SUPPLIED DATA>

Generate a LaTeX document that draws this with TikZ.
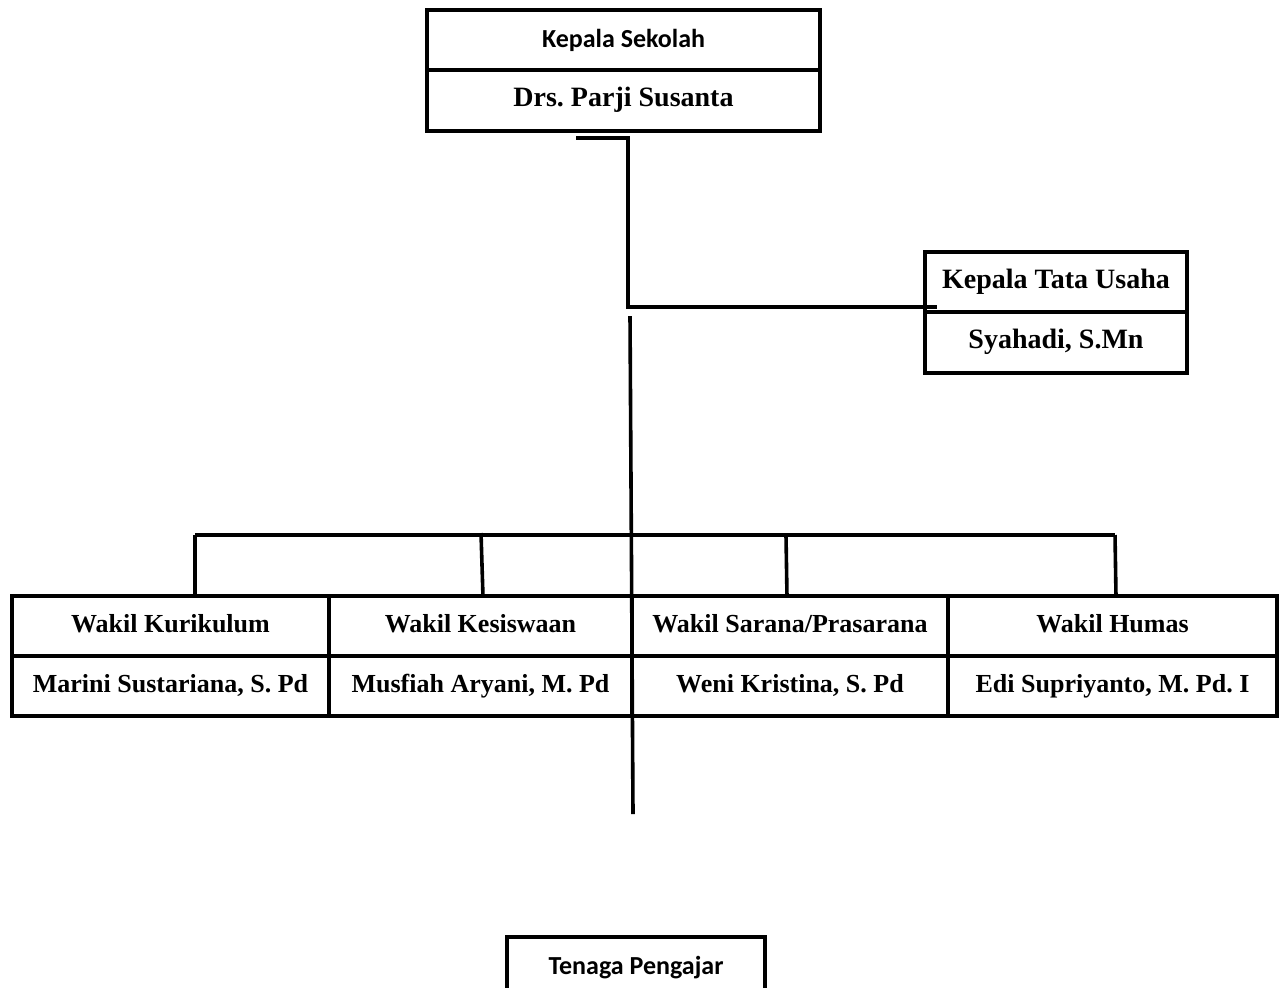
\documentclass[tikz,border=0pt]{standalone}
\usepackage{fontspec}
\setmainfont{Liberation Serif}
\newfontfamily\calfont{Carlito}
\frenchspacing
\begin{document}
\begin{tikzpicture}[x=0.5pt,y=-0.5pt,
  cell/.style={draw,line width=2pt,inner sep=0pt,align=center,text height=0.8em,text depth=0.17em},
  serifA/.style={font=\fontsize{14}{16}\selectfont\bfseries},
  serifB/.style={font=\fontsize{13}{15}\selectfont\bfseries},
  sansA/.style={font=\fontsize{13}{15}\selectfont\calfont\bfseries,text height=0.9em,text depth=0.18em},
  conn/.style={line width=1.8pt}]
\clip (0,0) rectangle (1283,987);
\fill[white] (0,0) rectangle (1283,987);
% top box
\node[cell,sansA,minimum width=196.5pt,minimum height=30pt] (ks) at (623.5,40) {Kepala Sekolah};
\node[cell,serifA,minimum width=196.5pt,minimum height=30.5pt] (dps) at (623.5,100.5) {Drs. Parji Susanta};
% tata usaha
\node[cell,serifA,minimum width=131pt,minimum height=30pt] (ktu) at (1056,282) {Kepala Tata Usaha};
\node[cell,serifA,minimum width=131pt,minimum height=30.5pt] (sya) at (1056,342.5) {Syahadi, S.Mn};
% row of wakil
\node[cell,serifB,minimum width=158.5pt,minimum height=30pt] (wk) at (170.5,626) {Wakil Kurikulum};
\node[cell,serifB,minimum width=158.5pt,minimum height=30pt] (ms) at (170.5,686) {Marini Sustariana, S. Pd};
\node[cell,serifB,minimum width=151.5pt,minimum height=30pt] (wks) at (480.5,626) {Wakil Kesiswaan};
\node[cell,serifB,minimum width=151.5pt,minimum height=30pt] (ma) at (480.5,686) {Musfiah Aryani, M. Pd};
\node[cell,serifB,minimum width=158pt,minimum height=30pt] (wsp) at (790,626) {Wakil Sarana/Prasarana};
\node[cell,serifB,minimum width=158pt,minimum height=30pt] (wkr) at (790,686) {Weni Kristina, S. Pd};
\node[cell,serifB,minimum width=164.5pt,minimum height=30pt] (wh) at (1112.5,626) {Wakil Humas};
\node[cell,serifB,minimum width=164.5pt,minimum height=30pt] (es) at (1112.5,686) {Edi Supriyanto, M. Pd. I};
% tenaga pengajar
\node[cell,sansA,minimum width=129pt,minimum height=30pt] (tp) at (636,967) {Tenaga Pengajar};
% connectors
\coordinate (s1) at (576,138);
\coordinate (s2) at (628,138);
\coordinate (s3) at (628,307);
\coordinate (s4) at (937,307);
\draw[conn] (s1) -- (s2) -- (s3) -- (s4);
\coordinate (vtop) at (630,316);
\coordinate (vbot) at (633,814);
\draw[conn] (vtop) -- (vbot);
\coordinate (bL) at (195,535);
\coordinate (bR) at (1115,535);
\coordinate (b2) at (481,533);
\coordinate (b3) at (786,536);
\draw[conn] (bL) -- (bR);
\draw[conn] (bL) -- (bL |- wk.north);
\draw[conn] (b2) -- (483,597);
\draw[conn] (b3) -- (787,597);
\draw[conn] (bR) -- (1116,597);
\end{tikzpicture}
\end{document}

EXERCISE DIRECTIONS> Print out the whole of the material word for word, without pictures.

TASK RESULT>
Generate a LaTeX document that draws this with TikZ.
\documentclass[tikz,border=0pt]{standalone}
\usepackage{fontspec}
\setmainfont{Liberation Serif}
\newfontfamily\calfont{Carlito}
\frenchspacing
\begin{document}
\begin{tikzpicture}[x=0.5pt,y=-0.5pt,
  cell/.style={draw,line width=2pt,inner sep=0pt,align=center,text height=0.8em,text depth=0.17em},
  serifA/.style={font=\fontsize{14}{16}\selectfont\bfseries},
  serifB/.style={font=\fontsize{13}{15}\selectfont\bfseries},
  sansA/.style={font=\fontsize{13}{15}\selectfont\calfont\bfseries,text height=0.9em,text depth=0.18em},
  conn/.style={line width=1.8pt}]
\clip (0,0) rectangle (1283,987);
\fill[white] (0,0) rectangle (1283,987);
% top box
\node[cell,sansA,minimum width=196.5pt,minimum height=30pt] (ks) at (623.5,40) {Kepala Sekolah};
\node[cell,serifA,minimum width=196.5pt,minimum height=30.5pt] (dps) at (623.5,100.5) {Drs. Parji Susanta};
% tata usaha
\node[cell,serifA,minimum width=131pt,minimum height=30pt] (ktu) at (1056,282) {Kepala Tata Usaha};
\node[cell,serifA,minimum width=131pt,minimum height=30.5pt] (sya) at (1056,342.5) {Syahadi, S.Mn};
% row of wakil
\node[cell,serifB,minimum width=158.5pt,minimum height=30pt] (wk) at (170.5,626) {Wakil Kurikulum};
\node[cell,serifB,minimum width=158.5pt,minimum height=30pt] (ms) at (170.5,686) {Marini Sustariana, S. Pd};
\node[cell,serifB,minimum width=151.5pt,minimum height=30pt] (wks) at (480.5,626) {Wakil Kesiswaan};
\node[cell,serifB,minimum width=151.5pt,minimum height=30pt] (ma) at (480.5,686) {Musfiah Aryani, M. Pd};
\node[cell,serifB,minimum width=158pt,minimum height=30pt] (wsp) at (790,626) {Wakil Sarana/Prasarana};
\node[cell,serifB,minimum width=158pt,minimum height=30pt] (wkr) at (790,686) {Weni Kristina, S. Pd};
\node[cell,serifB,minimum width=164.5pt,minimum height=30pt] (wh) at (1112.5,626) {Wakil Humas};
\node[cell,serifB,minimum width=164.5pt,minimum height=30pt] (es) at (1112.5,686) {Edi Supriyanto, M. Pd. I};
% tenaga pengajar
\node[cell,sansA,minimum width=129pt,minimum height=30pt] (tp) at (636,967) {Tenaga Pengajar};
% connectors
\coordinate (s1) at (576,138);
\coordinate (s2) at (628,138);
\coordinate (s3) at (628,307);
\coordinate (s4) at (937,307);
\draw[conn] (s1) -- (s2) -- (s3) -- (s4);
\coordinate (vtop) at (630,316);
\coordinate (vbot) at (633,814);
\draw[conn] (vtop) -- (vbot);
\coordinate (bL) at (195,535);
\coordinate (bR) at (1115,535);
\coordinate (b2) at (481,533);
\coordinate (b3) at (786,536);
\draw[conn] (bL) -- (bR);
\draw[conn] (bL) -- (bL |- wk.north);
\draw[conn] (b2) -- (483,597);
\draw[conn] (b3) -- (787,597);
\draw[conn] (bR) -- (1116,597);
\end{tikzpicture}
\end{document}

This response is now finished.